### Dataset content
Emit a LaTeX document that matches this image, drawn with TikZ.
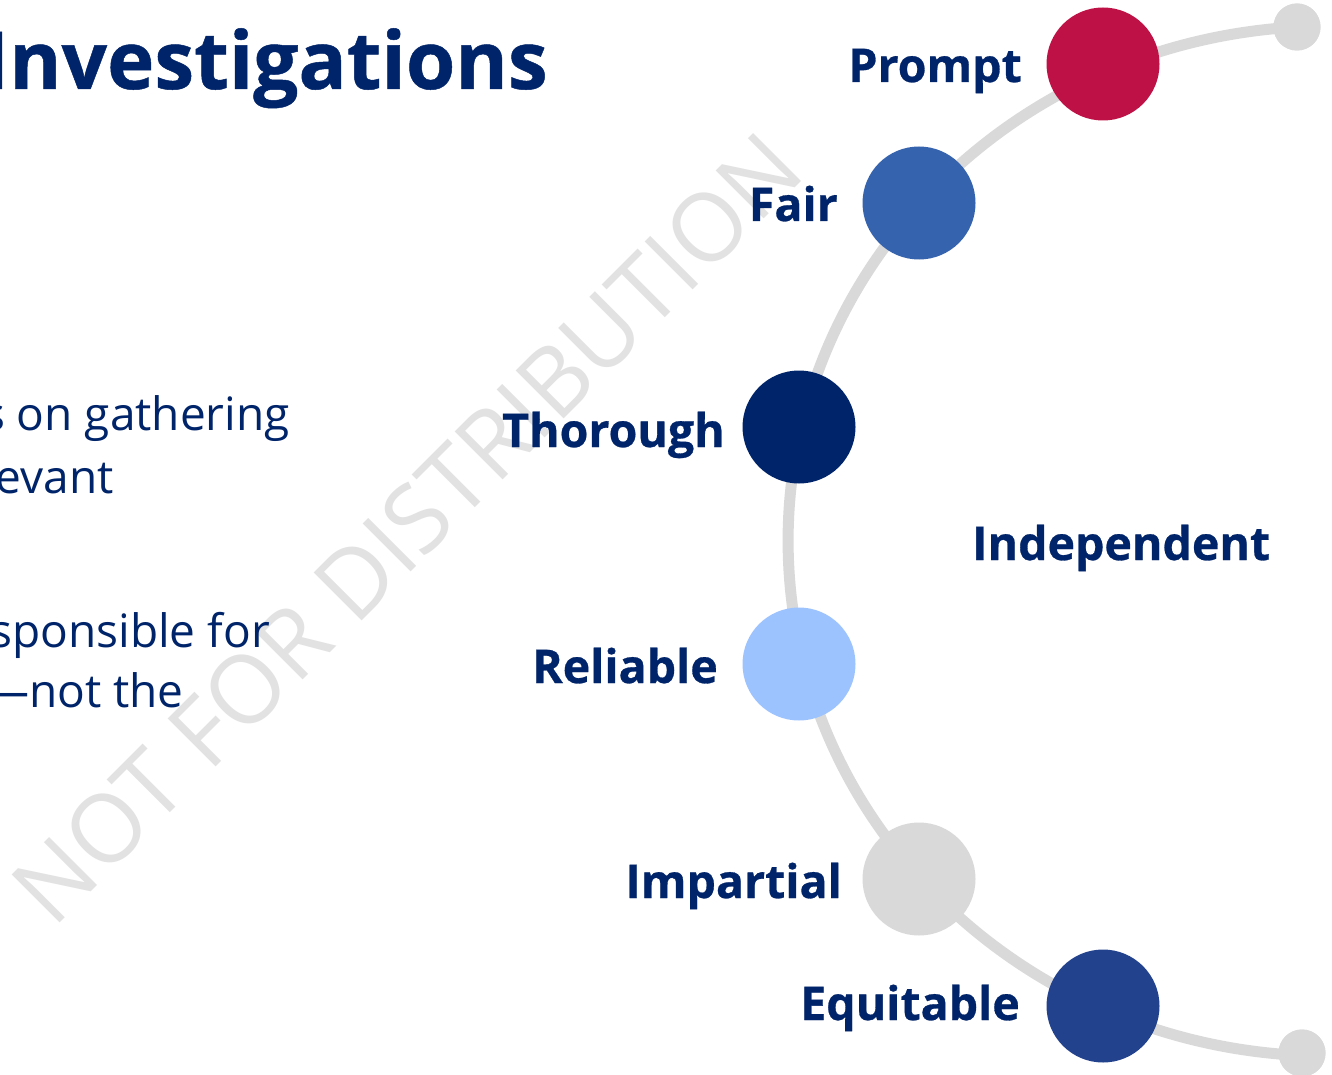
\documentclass[tikz,border=0pt]{standalone}
\usepackage{fontspec}
\setmainfont{Open Sans}
\newfontfamily\heavyfont{Open Sans}[BoldFeatures={FakeBold=0.6}]
\definecolor{navy}{HTML}{002469}
\definecolor{crimson}{HTML}{BE1146}
\definecolor{fairblue}{HTML}{3563AE}
\definecolor{lightblue}{HTML}{9DC3FF}
\definecolor{arcgray}{HTML}{D9D9D9}
\definecolor{eqblue}{HTML}{23428E}
\definecolor{wmgray}{HTML}{E2E2E2}
\tikzset{
  dot/.style={circle, minimum size=113pt, inner sep=0pt, draw=none},
  enddot/.style={circle, fill=arcgray, minimum size=47pt, inner sep=0pt},
  lbl/.style={font=\heavyfont\bfseries\fontsize{46.5}{50}\selectfont, text=navy, anchor=base east, inner sep=0pt},
  body/.style={font=\fontsize{46}{50}\selectfont, text=navy, anchor=base east, inner sep=0pt},
  arcline/.style={draw=arcgray, line width=11pt}
}
\begin{document}
\begin{tikzpicture}[x=1pt,y=-1pt]
\useasboundingbox (0,0) rectangle (1332,1075);
\clip (0,0) rectangle (1332,1075);
\fill[white] (0,0) rectangle (1332,1075);
% watermark
\node[rotate=45, text=wmgray, font=\fontsize{95}{95}\selectfont, inner sep=0pt] (wm) at (407,528) {NOT FOR DISTRIBUTION};
% title
\node[font=\heavyfont\bfseries\fontsize{80}{84}\selectfont, text=navy, anchor=base east, inner sep=0pt] (title) at (548,89) {Investigations};
% body text
\node[body] (b1) at (290,430) {s on gathering};
\node[body] (b2) at (114,493) {evant};
\node[body] (b3) at (270,647) {sponsible for};
\node[body] (b4) at (184,707) {—not the};
% end dots
\node[enddot] (etop) at (1297,27) {};
\node[enddot] (ebot) at (1302,1053) {};
% connector: elliptical arc from top end dot to bottom end dot
\draw[arcline] (etop.center) arc[start angle=266.7, end angle=92.8, x radius=540, y radius=515];
\node[enddot] at (etop) {};
\node[enddot] at (ebot) {};
% circles
\node[dot, fill=crimson] (prompt) at (1103,64) {};
\node[dot, fill=fairblue] (fair) at (919,203) {};
\node[dot, fill=navy] (thorough) at (799,427) {};
\node[dot, fill=lightblue] (reliable) at (799,664) {};
\node[dot, fill=arcgray] (impartial) at (919,879) {};
\node[dot, fill=eqblue] (equitable) at (1103,1006) {};
% labels
\node[lbl] (lprompt) at (1022,82) {Prompt};
\node[lbl] (lfair) at (838,221) {Fair};
\node[lbl] (lthor) at (725,447) {Thorough};
\node[lbl, anchor=base west] (lind) at (972,560) {Independent};
\node[lbl] (lrel) at (718,683) {Reliable};
\node[lbl] (limp) at (842,898) {Impartial};
\node[lbl] (lequ) at (1020,1020) {Equitable};
\end{tikzpicture}
\end{document}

### Work instructions
Your task is to repeat the data above exactly while excluding the pictures.

### Solution for this problem
Emit a LaTeX document that matches this image, drawn with TikZ.
\documentclass[tikz,border=0pt]{standalone}
\usepackage{fontspec}
\setmainfont{Open Sans}
\newfontfamily\heavyfont{Open Sans}[BoldFeatures={FakeBold=0.6}]
\definecolor{navy}{HTML}{002469}
\definecolor{crimson}{HTML}{BE1146}
\definecolor{fairblue}{HTML}{3563AE}
\definecolor{lightblue}{HTML}{9DC3FF}
\definecolor{arcgray}{HTML}{D9D9D9}
\definecolor{eqblue}{HTML}{23428E}
\definecolor{wmgray}{HTML}{E2E2E2}
\tikzset{
  dot/.style={circle, minimum size=113pt, inner sep=0pt, draw=none},
  enddot/.style={circle, fill=arcgray, minimum size=47pt, inner sep=0pt},
  lbl/.style={font=\heavyfont\bfseries\fontsize{46.5}{50}\selectfont, text=navy, anchor=base east, inner sep=0pt},
  body/.style={font=\fontsize{46}{50}\selectfont, text=navy, anchor=base east, inner sep=0pt},
  arcline/.style={draw=arcgray, line width=11pt}
}
\begin{document}
\begin{tikzpicture}[x=1pt,y=-1pt]
\useasboundingbox (0,0) rectangle (1332,1075);
\clip (0,0) rectangle (1332,1075);
\fill[white] (0,0) rectangle (1332,1075);
% watermark
\node[rotate=45, text=wmgray, font=\fontsize{95}{95}\selectfont, inner sep=0pt] (wm) at (407,528) {NOT FOR DISTRIBUTION};
% title
\node[font=\heavyfont\bfseries\fontsize{80}{84}\selectfont, text=navy, anchor=base east, inner sep=0pt] (title) at (548,89) {Investigations};
% body text
\node[body] (b1) at (290,430) {s on gathering};
\node[body] (b2) at (114,493) {evant};
\node[body] (b3) at (270,647) {sponsible for};
\node[body] (b4) at (184,707) {—not the};
% end dots
\node[enddot] (etop) at (1297,27) {};
\node[enddot] (ebot) at (1302,1053) {};
% connector: elliptical arc from top end dot to bottom end dot
\draw[arcline] (etop.center) arc[start angle=266.7, end angle=92.8, x radius=540, y radius=515];
\node[enddot] at (etop) {};
\node[enddot] at (ebot) {};
% circles
\node[dot, fill=crimson] (prompt) at (1103,64) {};
\node[dot, fill=fairblue] (fair) at (919,203) {};
\node[dot, fill=navy] (thorough) at (799,427) {};
\node[dot, fill=lightblue] (reliable) at (799,664) {};
\node[dot, fill=arcgray] (impartial) at (919,879) {};
\node[dot, fill=eqblue] (equitable) at (1103,1006) {};
% labels
\node[lbl] (lprompt) at (1022,82) {Prompt};
\node[lbl] (lfair) at (838,221) {Fair};
\node[lbl] (lthor) at (725,447) {Thorough};
\node[lbl, anchor=base west] (lind) at (972,560) {Independent};
\node[lbl] (lrel) at (718,683) {Reliable};
\node[lbl] (limp) at (842,898) {Impartial};
\node[lbl] (lequ) at (1020,1020) {Equitable};
\end{tikzpicture}
\end{document}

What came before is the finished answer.